OCTOPUS products are now used on all types of ships around the globe. Around 80 percent of semi-submersible heavy lift vessels use OCTOPUS-Onboard, as do more than 70 vessels belong to French container operator CMA-CGM. Some of the biggest, most impressive offshore vessels have also been equipped with OCTOPUS-Onboard. For instance, Subsea7’s Seven Borealis, as well as the Stanislav Yudin and Oleg Strashnov from Seaway Heavy Lifting and the Pacific Osprey and Pacific Orca from Swire Blue Ocean. Maritime universities all over the world train future maritime engineers with OCTOPUS-Office.

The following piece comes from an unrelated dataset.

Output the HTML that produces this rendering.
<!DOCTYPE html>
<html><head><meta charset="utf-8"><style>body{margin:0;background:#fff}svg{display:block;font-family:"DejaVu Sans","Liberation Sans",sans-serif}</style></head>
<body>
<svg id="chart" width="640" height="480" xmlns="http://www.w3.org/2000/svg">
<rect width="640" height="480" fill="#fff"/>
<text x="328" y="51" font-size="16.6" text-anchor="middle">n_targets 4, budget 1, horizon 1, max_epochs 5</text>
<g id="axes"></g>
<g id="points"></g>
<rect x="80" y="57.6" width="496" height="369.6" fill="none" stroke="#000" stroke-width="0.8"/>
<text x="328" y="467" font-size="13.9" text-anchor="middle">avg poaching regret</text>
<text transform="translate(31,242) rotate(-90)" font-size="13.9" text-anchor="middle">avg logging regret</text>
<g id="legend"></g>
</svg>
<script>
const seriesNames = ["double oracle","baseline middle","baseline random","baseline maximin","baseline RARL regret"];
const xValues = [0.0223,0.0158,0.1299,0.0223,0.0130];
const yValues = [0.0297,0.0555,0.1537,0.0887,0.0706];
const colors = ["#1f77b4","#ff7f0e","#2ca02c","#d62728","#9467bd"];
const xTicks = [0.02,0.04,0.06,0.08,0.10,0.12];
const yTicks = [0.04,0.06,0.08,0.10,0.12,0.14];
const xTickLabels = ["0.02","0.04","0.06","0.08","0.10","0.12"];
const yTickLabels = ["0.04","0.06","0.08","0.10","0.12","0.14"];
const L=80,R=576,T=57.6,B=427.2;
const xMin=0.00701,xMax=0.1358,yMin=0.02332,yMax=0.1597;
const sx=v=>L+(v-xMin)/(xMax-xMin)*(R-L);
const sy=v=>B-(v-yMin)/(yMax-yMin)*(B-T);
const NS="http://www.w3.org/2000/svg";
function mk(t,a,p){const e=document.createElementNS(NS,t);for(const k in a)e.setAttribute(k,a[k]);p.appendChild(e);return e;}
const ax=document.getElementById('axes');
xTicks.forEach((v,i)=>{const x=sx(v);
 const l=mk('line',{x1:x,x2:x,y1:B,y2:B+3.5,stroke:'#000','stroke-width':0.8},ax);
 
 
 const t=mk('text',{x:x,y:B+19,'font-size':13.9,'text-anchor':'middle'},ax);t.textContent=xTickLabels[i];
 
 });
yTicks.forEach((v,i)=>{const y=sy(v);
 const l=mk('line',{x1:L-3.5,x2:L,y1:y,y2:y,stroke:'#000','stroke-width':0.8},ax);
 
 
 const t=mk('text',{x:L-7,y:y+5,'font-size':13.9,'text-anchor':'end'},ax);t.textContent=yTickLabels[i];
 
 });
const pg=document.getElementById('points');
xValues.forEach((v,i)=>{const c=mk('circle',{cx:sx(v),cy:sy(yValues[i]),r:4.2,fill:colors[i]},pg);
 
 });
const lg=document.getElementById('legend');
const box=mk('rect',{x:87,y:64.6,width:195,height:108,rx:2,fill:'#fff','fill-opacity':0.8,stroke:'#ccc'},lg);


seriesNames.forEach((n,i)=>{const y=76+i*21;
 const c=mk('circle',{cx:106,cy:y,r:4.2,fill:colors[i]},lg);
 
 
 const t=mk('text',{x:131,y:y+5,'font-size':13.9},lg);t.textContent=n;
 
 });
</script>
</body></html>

“In the beginning, it was difficult – you had to beg a company to export their data to OCTOPUS. These days it’s a bit easier because the client says, ‘We want to have OCTOPUS, you have to make sure that you export to OCTOPUS,’ so this has become a nice advantage over the years,” says Adegeest.
Amarcon
Amarcon, a fully owned subsidiary of ABB, provides monitoring and forecasting software solutions for performance and availability optimization of sea-going vessels, and is the leader in vessel motion prediction solutions. ABB acquired Amarcon in August 2012 in order to strengthen its long-term growth strategy in vessel information and control systems. Amarcon and ABB offer the widest portfolio of marine advisory and optimization systems to the maritime market.
Working relentlessly
This success is something he could only have dreamt of as he worked relentlessly in his garage. His vision was to create an application that could be used in ship operations, to the same technological standard as that used for building a ship. At the time, while a vessel was designed and manufactured at the highest technical level, once it started operating, the captain merely received a weather forecast by fax. He then interpreted this as best he could based on his experience.
Adegeest developed the OCTOPUS range from the Seaway seakeeping software designed by Johan Journeé, associate professor in ship and offshore hydromechanics at Adegeest’s alma mater, Delft University of Technology.
Adegeest visited a host of maritime companies to gain an understanding of their needs regarding seakeeping and monitoring of fleet performance. His vision was to create a program that delivered practical information for decisions at sea during ship operations.
But things didn’t always go smoothly. Adegeest, who had previously worked at the Maritime Research Institute in the Netherlands and Det Norske Veritas (DNV) in Norway, started Amarcon, an independent consultancy company in hydrodynamics, with two colleagues in Norway in 2001. He began work on the motion forecasting software, but the company flopped due to a lack of projects.
Adegeest then found himself back in the Netherlands working for Imtech Marine & Offshore in 2002. As luck would have it, the contacts he made there landed him a project for Germanischer Lloyd that was exactly in line with his vision about navigation and decision support at sea.
He was not the only one thinking this way. At the time, many other companies were working in the same area. The competition was fierce to be first with a working system. Adegeest rose to the challenge.
“I don’t like to deliver something that doesn’t work, and if it’s technically possible, then it’s just a matter of doing it,” he says. “A lot of people say to me they’d like to start their own company and I tell them to just do it. Either you do it or you don’t, but you can’t do it half-heartedly.”
Do it he did. After receiving the OCTOPUS-Onboard order for Sealand New York, Adegeest started Dalfsen-based Amarcon B.V., which ABB acquired in 2012.
Going for another first
Besides watching the first OCTOPUS-Onboard ship sail away in Hamburg, another highlight he remembers is a meeting in Marseilles with the newbuild director of CMA-CGM.
As Adegeest tells it: “He told me he was happy with the first installation of OCTOPUS-Onboard, then he said, ‘Hey, Leon, could you make us an offer for the other vessels?’ I said, ‘Sure. Which ones?’ When he answered ‘All of them,’ meaning 35 vessels, I was just blown away.”
These days Adegeest is planning to move Amarcon to new offices close by in Dalfsen towards the end of the year. Once again, he is going for a first.
“ABB Benelux wants to make these offices a showcase for a new way of working. We had some workshops with HR experts on how to combine private and working life and place-and-time-independent working.
“They thought the new Amarcon offices could be a pilot for a new way of working. We’ll have some offices, some cubicles where people can sit and do quiet work, sofa corners for informal meetings. It’s going to be a more playful environment than what we have now, more creative looking. We want it to reflect our innovative nature.”
With Adegeest at the helm, that innovative quality is sure to be reflected.